During preparation, the existing structure or equipment is surveyed to understand its current condition and performance. For buildings, this often means an energy audit or structural assessment. Risks are identified, performance targets are set, and the specific retrofit measures are selected and designed. This phase also includes securing any external funding or permits.
The delivery phase covers the physical installation work. Once the new components are in place, they go through commissioning and testing to verify they perform as specified. A formal handover process transfers documentation, test results, user guides, and operating instructions to the building owner or operator.

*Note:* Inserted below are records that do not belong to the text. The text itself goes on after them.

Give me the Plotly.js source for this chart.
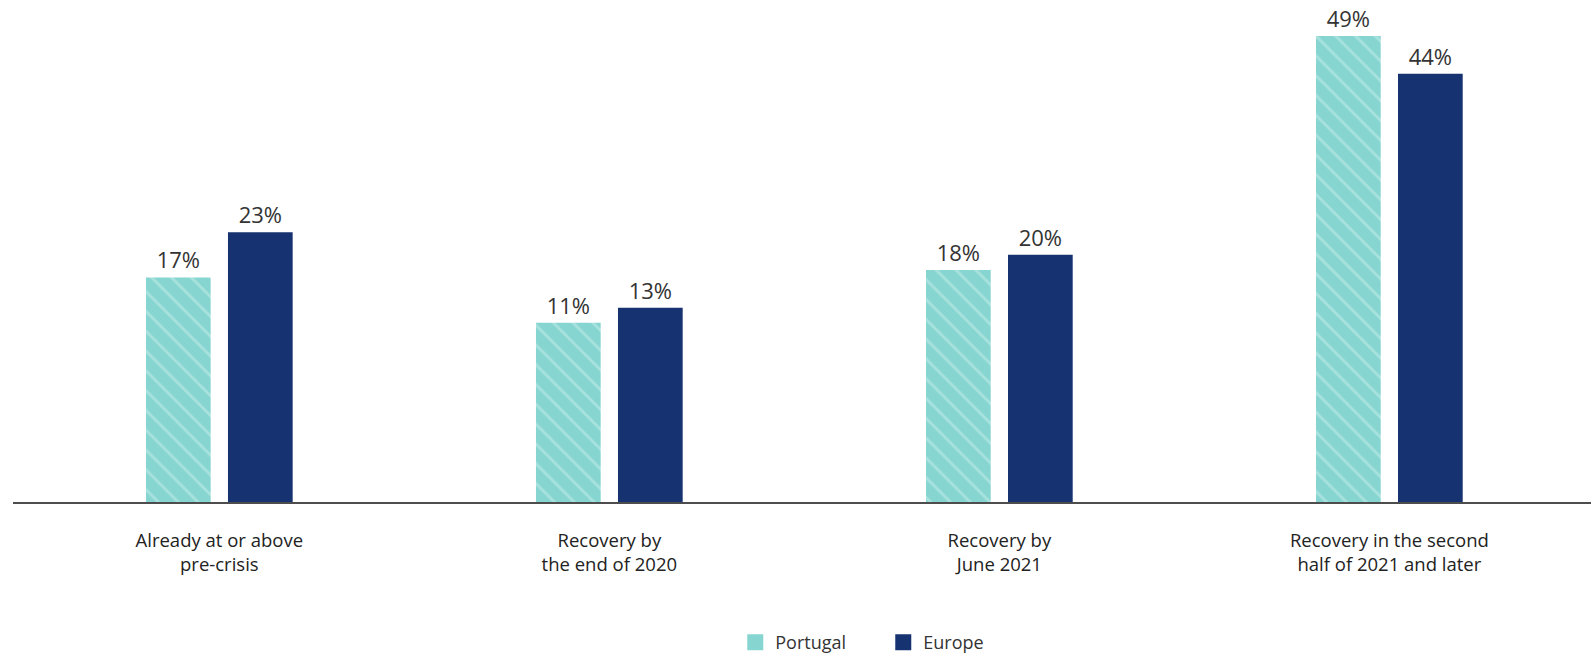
<!DOCTYPE html>
<html>
<head>
<meta charset="utf-8">
<script src="https://cdn.plot.ly/plotly-3.0.1.min.js"></script>
<style>
  html, body { margin: 0; padding: 0; background: #ffffff; }
  #chart { width: 1591px; height: 656px; }
</style>
</head>
<body>
<div id="chart"></div>
<script>
// ---- Data ----
const categories = [
  "Already at or above<br>pre-crisis",
  "Recovery by<br>the end of 2020",
  "Recovery by<br>June 2021",
  "Recovery in the second<br>half of 2021 and later"
];
const portugal = [17, 11, 18, 49];
const europe = [23, 13, 20, 44];
const seriesNames = ["Portugal", "Europe"];

// The value axis of the original does not start at zero
const AXIS_MIN = -12.76;
const AXIS_MAX = 51.12;

const TEAL = "#86D5D0";
const TEAL_STRIPE = "#A8E2DE";
const NAVY = "#163270";
const FONT = "Open Sans, Noto Sans, sans-serif";

function barTrace(name, vals, color, pattern) {
  const marker = { color: color, line: { width: 0 } };
  if (pattern) marker.pattern = pattern;
  return {
    type: "bar",
    name: name,
    x: categories,
    y: vals.map(v => v - AXIS_MIN),
    base: AXIS_MIN,
    customdata: vals,
    text: vals.map(v => v + "%"),
    textposition: "outside",
    cliponaxis: false,
    textfont: { family: FONT, size: 22, color: "#333333" },
    hovertemplate: "%{customdata}%<extra>" + name + "</extra>",
    marker: marker,
    showlegend: false
  };
}

function legendTrace(name, color) {
  return {
    type: "scatter",
    mode: "markers",
    name: name,
    x: [null],
    y: [null],
    marker: { symbol: "square", size: 16, color: color, line: { width: 0 } },
    hoverinfo: "skip",
    showlegend: true
  };
}

const data = [
  barTrace(seriesNames[0], portugal, TEAL, {
    shape: "\\", fillmode: "replace", bgcolor: TEAL, fgcolor: TEAL_STRIPE, size: 14, solidity: 0.2
  }),
  barTrace(seriesNames[1], europe, NAVY, null),
  legendTrace(seriesNames[0], TEAL),
  legendTrace(seriesNames[1], NAVY)
];

const layout = {
  width: 1591,
  height: 656,
  margin: { l: 13, r: 0, t: 20, b: 154, autoexpand: false },
  paper_bgcolor: "#ffffff",
  plot_bgcolor: "#ffffff",
  font: { family: FONT, size: 18, color: "#333333" },
  barmode: "group",
  bargap: 0.5795,
  bargroupgap: 0.211,
  showlegend: true,
  legend: {
    orientation: "h",
    x: 0.5515,
    xanchor: "center",
    yref: "container",
    y: 0.0488,
    yanchor: "top",
    font: { family: FONT, size: 18, color: "#333333" },
    entrywidth: 103,
    entrywidthmode: "pixels",
    itemclick: false,
    itemdoubleclick: false
  },
  xaxis: {
    type: "category",
    range: [-0.529, 3.517],
    showline: true,
    linecolor: "#4d4d4d",
    linewidth: 2,
    showgrid: false,
    zeroline: false,
    ticks: "",
    tickfont: { family: FONT, size: 18.5, color: "#222222" },
    ticklabelstandoff: 21,
    automargin: false,
    fixedrange: true
  },
  yaxis: {
    range: [AXIS_MIN, AXIS_MAX],
    showgrid: false,
    zeroline: false,
    showline: false,
    showticklabels: false,
    ticks: "",
    automargin: false,
    fixedrange: true
  }
};

Plotly.newPlot("chart", data, layout, { displayModeBar: false });
</script>
</body>
</html>
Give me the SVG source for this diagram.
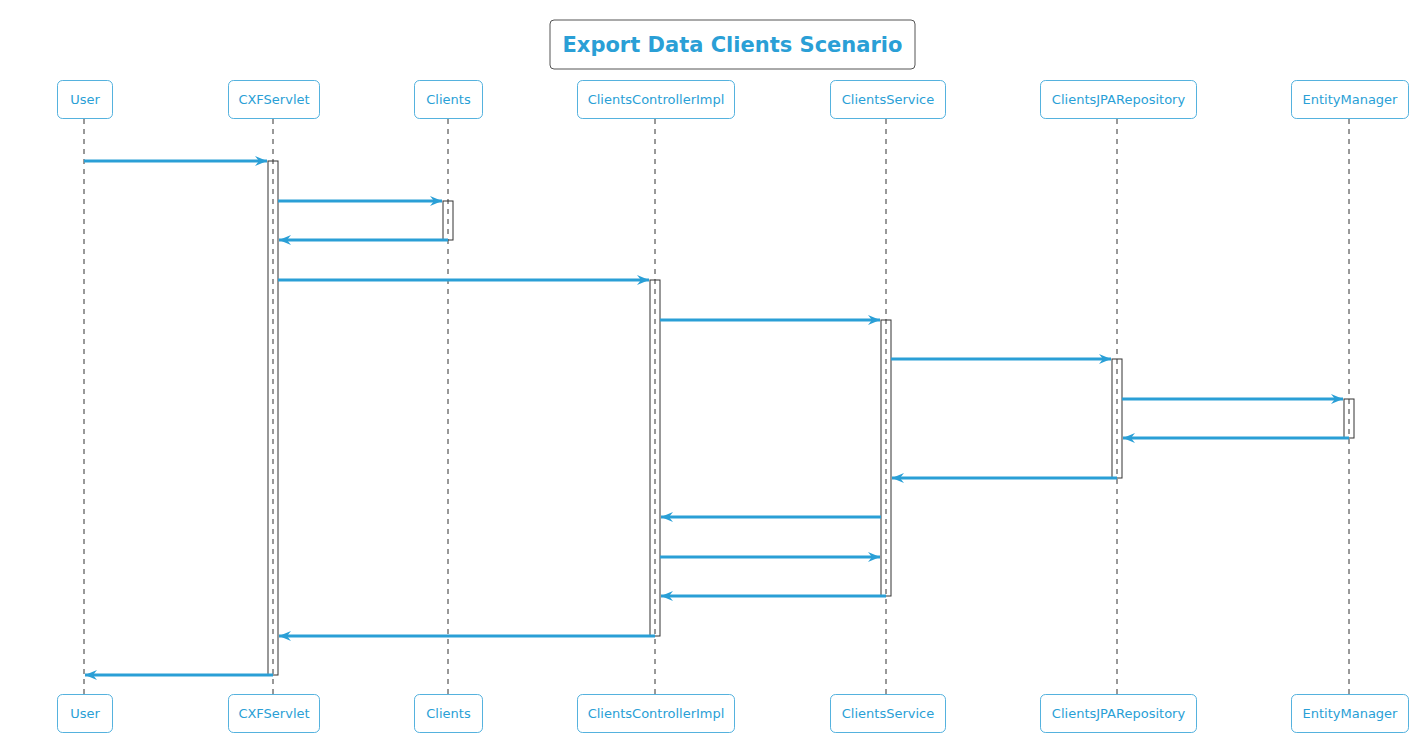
<svg xmlns="http://www.w3.org/2000/svg" width="1419" height="743" viewBox="0 0 1419 743">
<style>
.p rect{fill:#fff;stroke:#2a9fd6;stroke-width:1;stroke-opacity:0.8}
.p text{font-family:"DejaVu Sans",sans-serif;font-size:13px;fill:#2a9fd6;text-anchor:middle}
.life{stroke:#333;stroke-width:1;stroke-dasharray:5,5}
.act{fill:none;stroke:#333;stroke-width:1}
.msg{stroke:#2a9fd6;stroke-width:3;marker-end:url(#ah)}
</style>
<defs>
<marker id="ah" markerUnits="userSpaceOnUse" viewBox="0 0 12 10" refX="12" refY="5" markerWidth="12" markerHeight="10" orient="auto">
<path d="M0,0 L12,5 L0,10 L4,5 Z" fill="#2a9fd6"/>
</marker>
</defs>
<rect width="1419" height="743" fill="#fff"/>
<g id="title">
<rect x="550" y="20" width="365" height="49" rx="4" fill="#fff" stroke="#555" stroke-width="1"/>
<text x="732.5" y="52" font-family="DejaVu Sans, sans-serif" font-size="21" font-weight="bold" fill="#2a9fd6" text-anchor="middle">Export Data Clients Scenario</text>
</g>
<g id="lifelines">
<line class="life" x1="84" y1="119" x2="84" y2="694"/>
<line class="life" x1="273" y1="119" x2="273" y2="694"/>
<line class="life" x1="448" y1="119" x2="448" y2="694"/>
<line class="life" x1="655" y1="119" x2="655" y2="694"/>
<line class="life" x1="886" y1="119" x2="886" y2="694"/>
<line class="life" x1="1117" y1="119" x2="1117" y2="694"/>
<line class="life" x1="1349" y1="119" x2="1349" y2="694"/>
</g>
<g id="activations">
<rect class="act" x="268" y="161" width="10" height="514"/>
<rect class="act" x="443" y="201" width="10" height="39"/>
<rect class="act" x="650" y="280" width="10" height="356"/>
<rect class="act" x="881" y="320" width="10" height="276"/>
<rect class="act" x="1112" y="359" width="10" height="119"/>
<rect class="act" x="1344" y="399" width="10" height="39"/>
</g>
<g id="connectors">
<line class="msg" x1="84" y1="161" x2="267" y2="161"/>
<line class="msg" x1="278" y1="201" x2="442" y2="201"/>
<line class="msg" x1="448" y1="240" x2="279" y2="240"/>
<line class="msg" x1="278" y1="280" x2="649" y2="280"/>
<line class="msg" x1="660" y1="320" x2="880" y2="320"/>
<line class="msg" x1="891" y1="359" x2="1111" y2="359"/>
<line class="msg" x1="1122" y1="399" x2="1343" y2="399"/>
<line class="msg" x1="1349" y1="438" x2="1123" y2="438"/>
<line class="msg" x1="1117" y1="478" x2="892" y2="478"/>
<line class="msg" x1="881" y1="517" x2="661" y2="517"/>
<line class="msg" x1="660" y1="557" x2="880" y2="557"/>
<line class="msg" x1="886" y1="596" x2="661" y2="596"/>
<line class="msg" x1="655" y1="636" x2="279" y2="636"/>
<line class="msg" x1="273" y1="675" x2="85" y2="675"/>
</g>
<g id="user" class="p">
<rect x="57.5" y="80.5" width="55" height="38" rx="5"/><text x="85" y="104">User</text>
<rect x="57.5" y="694.5" width="55" height="38" rx="5"/><text x="85" y="718">User</text>
</g>
<g id="cxfservlet" class="p">
<rect x="228.5" y="80.5" width="91" height="38" rx="5"/><text x="274" y="104">CXFServlet</text>
<rect x="228.5" y="694.5" width="91" height="38" rx="5"/><text x="274" y="718">CXFServlet</text>
</g>
<g id="clients" class="p">
<rect x="414.5" y="80.5" width="68" height="38" rx="5"/><text x="448.5" y="104">Clients</text>
<rect x="414.5" y="694.5" width="68" height="38" rx="5"/><text x="448.5" y="718">Clients</text>
</g>
<g id="clientscontrollerimpl" class="p">
<rect x="577.5" y="80.5" width="157" height="38" rx="5"/><text x="656" y="104">ClientsControllerImpl</text>
<rect x="577.5" y="694.5" width="157" height="38" rx="5"/><text x="656" y="718">ClientsControllerImpl</text>
</g>
<g id="clientsservice" class="p">
<rect x="830.5" y="80.5" width="115" height="38" rx="5"/><text x="888" y="104">ClientsService</text>
<rect x="830.5" y="694.5" width="115" height="38" rx="5"/><text x="888" y="718">ClientsService</text>
</g>
<g id="clientsjparepository" class="p">
<rect x="1040.5" y="80.5" width="156" height="38" rx="5"/><text x="1118.5" y="104">ClientsJPARepository</text>
<rect x="1040.5" y="694.5" width="156" height="38" rx="5"/><text x="1118.5" y="718">ClientsJPARepository</text>
</g>
<g id="entitymanager" class="p">
<rect x="1291.5" y="80.5" width="117" height="38" rx="5"/><text x="1350" y="104">EntityManager</text>
<rect x="1291.5" y="694.5" width="117" height="38" rx="5"/><text x="1350" y="718">EntityManager</text>
</g>
</svg>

After completion, monitoring tracks whether the retrofit actually delivers the expected improvements. Energy retrofits, for instance, are measured against projected savings targets. This feedback loop helps identify if adjustments are needed and builds data for future projects.
Cost and Payback
The financial case for retrofitting usually comes down to how quickly the investment pays for itself. For energy retrofits, a common benchmark is the simple payback period: how many years of energy savings it takes to recoup the upfront cost. In some regulatory frameworks, projects with a payback period of eight years or less are considered economically feasible and may be mandatory in certain building types.
Simple payback doesn’t tell the whole story, though. It ignores the time value of money, long-term maintenance savings, increased property value, and improved comfort. A more complete investment analysis also considers that energy prices tend to rise over time, making the savings from a retrofit more valuable in later years than a simple calculation suggests. For seismic and safety retrofits, the payback calculation is different entirely: the value lies in avoiding catastrophic loss rather than generating savings.